Selain nilai tukar rupiah, indikator yang saat ini menjadi perhatian adalah volume subsidi dan harga minyak.
"Ketiga faktor itu nanti akan ditagihkan oleh Pertamina dan PLN kepada pemerintah. Setiap kuartal kita kemudian akan meminta BPKP untuk mengaudit, dan kami akan membayar sesuai dengan kemampuan keuangan negara," ujarnya dalam Konferensi Pers Kondisi Fundamental Ekonomi Terkini dan Rencana APBN 202, Senin (25/6).
Menurut sang Bendahara Negara, jika tidak ada perubahan kebijakan terhadap kebijakan penyaluran BBM, LPG dan listrik, maka akan terjadi implikasi terhadap volume Subsidi Energi.Saat ini, realisasi nilai tukar rupiah hingga harga minyak berada di luar target yang ditetapkan pemerintah.
Rupiah sendiri ditetapkan sebesar Rp15.000 per US$ dalam asumsi makro APBN. Sementara hari ini, nilai tukar rupiah ditutup Rp16.375 per US$.
Lalu, ICP ditetapkan US$82 per barel, sedangkan posisinya per Mei 2024 masih bertengger pada level US$79,78 per barel.
Nantinya, pemerintah akan membayarkan subsidi dan kompensasi ke Pertamina dan PLN secara kuartalan sesuai dengan kebijakan yang telah ditetapkan.
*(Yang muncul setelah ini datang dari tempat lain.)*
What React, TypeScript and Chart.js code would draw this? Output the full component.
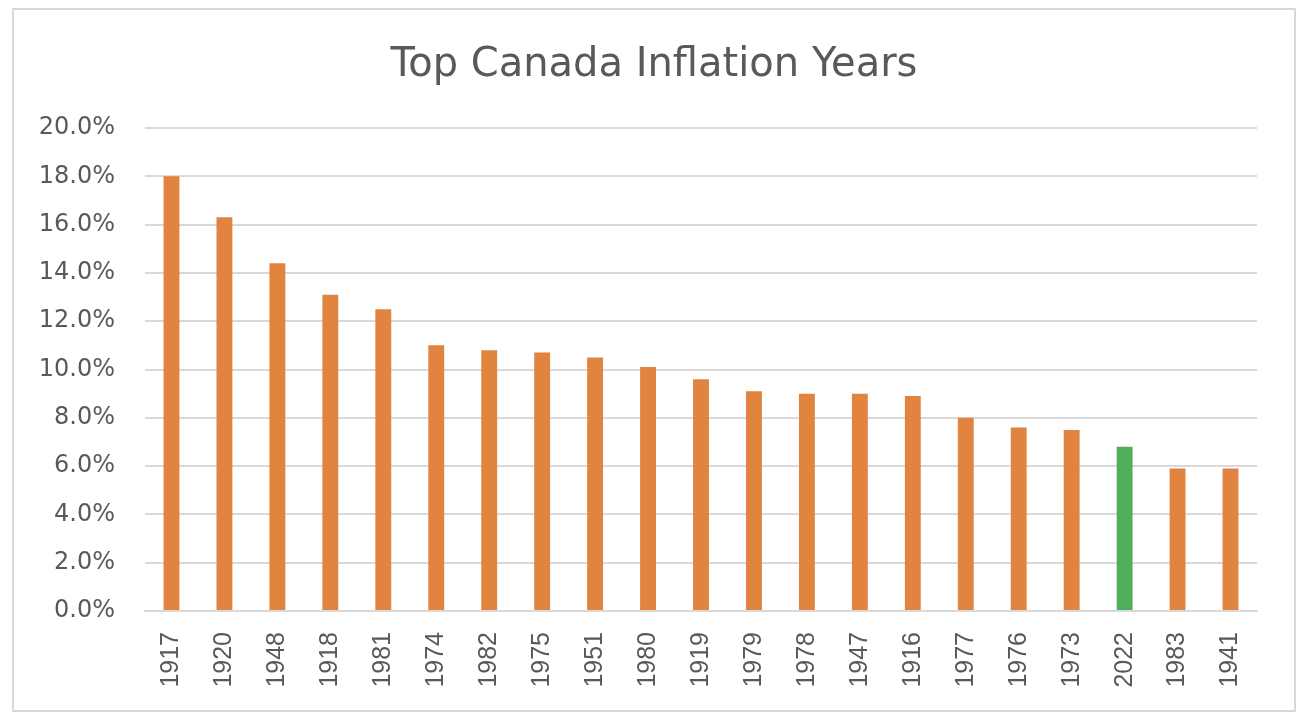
import React, { useEffect, useRef } from "react";
import { Chart, registerables } from "chart.js";

Chart.register(...registerables);

const categories = [
  "1917", "1920", "1948", "1918", "1981", "1974", "1982", "1975", "1951", "1980", "1919",
  "1979", "1978", "1947", "1916", "1977", "1976", "1973", "2022", "1983", "1941",
];
const inflationRates = [
  18.0, 16.3, 14.4, 13.1, 12.5, 11.0, 10.8, 10.7, 10.5, 10.1, 9.6,
  9.1, 9.0, 9.0, 8.9, 8.0, 7.6, 7.5, 6.8, 5.9, 5.9,
];
const highlightYear = "2022";
const chartTitle = "Top Canada Inflation Years";
const yMin = 0;
const yMax = 20;
const yStep = 2;

const ORANGE = "#E0843F";
const GREEN = "#52AE5B";
const TEXT = "#595959";
const GRID = "#D9D9D9";

const centeredTitle = {
  id: "centeredTitle",
  afterDraw(chart: any) {
    const ctx = chart.ctx;
    ctx.save();
    ctx.fillStyle = TEXT;
    ctx.font = "40px 'DejaVu Sans', sans-serif";
    ctx.textAlign = "center";
    ctx.textBaseline = "alphabetic";
    ctx.fillText(chartTitle, chart.width / 2, 66);
    ctx.restore();
  },
};

export default function App() {
  const ref = useRef<HTMLCanvasElement | null>(null);

  useEffect(() => {
    if (!ref.current) return;
    const colors = categories.map((c) => (c === highlightYear ? GREEN : ORANGE));
    const chart = new Chart(ref.current, {
      type: "bar",
      data: {
        labels: categories,
        datasets: [
          {
            label: "Inflation",
            data: inflationRates,
            backgroundColor: colors,
            borderWidth: 0,
            categoryPercentage: 1,
            barPercentage: 0.3,
          },
        ],
      },
      options: {
        responsive: false,
        animation: false,
        layout: { padding: { left: 0, right: 37, top: 118, bottom: 0 } },
        plugins: {
          legend: { display: false },
          tooltip: { enabled: false },
          title: { display: false },
        },
        scales: {
          x: {
            grid: { display: false, drawTicks: false },
            border: { display: true, color: GRID, width: 2 },
            ticks: {
              color: TEXT,
              maxRotation: 90,
              minRotation: 90,
              padding: 21,
              font: {
                family: "'Liberation Sans', Arial, sans-serif",
                size: 25,
              },
            },
            afterFit: (scale: any) => {
              scale.height = 99;
            },
          },
          y: {
            min: yMin,
            max: yMax,
            grid: { color: GRID, lineWidth: 2, drawTicks: false },
            border: { display: false },
            ticks: {
              stepSize: yStep,
              color: TEXT,
              padding: 30,
              font: { family: "'DejaVu Sans', sans-serif", size: 24 },
              callback: (v: any) => Number(v).toFixed(1) + "%",
            },
            afterFit: (scale: any) => {
              scale.width = 131;
            },
          },
        },
      },
      plugins: [centeredTitle],
    });
    return () => chart.destroy();
  }, []);

  return (
    <div
      style={{
        position: "absolute",
        left: 12,
        top: 8,
        width: 1284,
        height: 704,
        boxSizing: "border-box",
        border: "2px solid #D9D9D9",
        background: "#FFFFFF",
      }}
    >
      <canvas ref={ref} width={1280} height={700} style={{ display: "block" }} />
    </div>
  );
}
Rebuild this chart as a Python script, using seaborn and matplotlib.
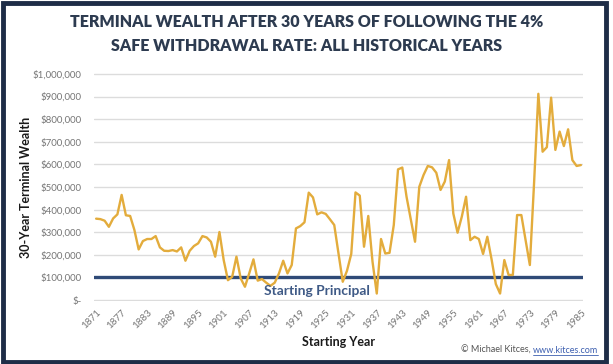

Jika pada kuartal terakhir anggaran subsidi dan kompensasi energi tidak cukup karena dampak kenaikan rupiah dan harga minyak, maka pembayaran tersebut akan dibebankan kepada APBN 2025.
Pasalnya, pembayaran subsidi dan kompensasi yang telah didistribusikan pada kuartal keempat tahun ini baru bisa dilakukan tahun depan, setelah tagihan yang diajukan Pertamina dan PLN diaudit terlebih dahulu oleh BPKP.
"[Mekanismenya] tahun ini dibayar sesuai dengan UU APBN 2024. Saya enggak tahu nilai subsidi BBM berapa ya? Rp300 triliun termasuk LPG dan yang lain-lain. Nanti kita akan lihat alokasi itu memenuhi berapa banyak dari volume yang telah ditetapkan dengan perubahan harga maupun kurs yang terjadi," katanya.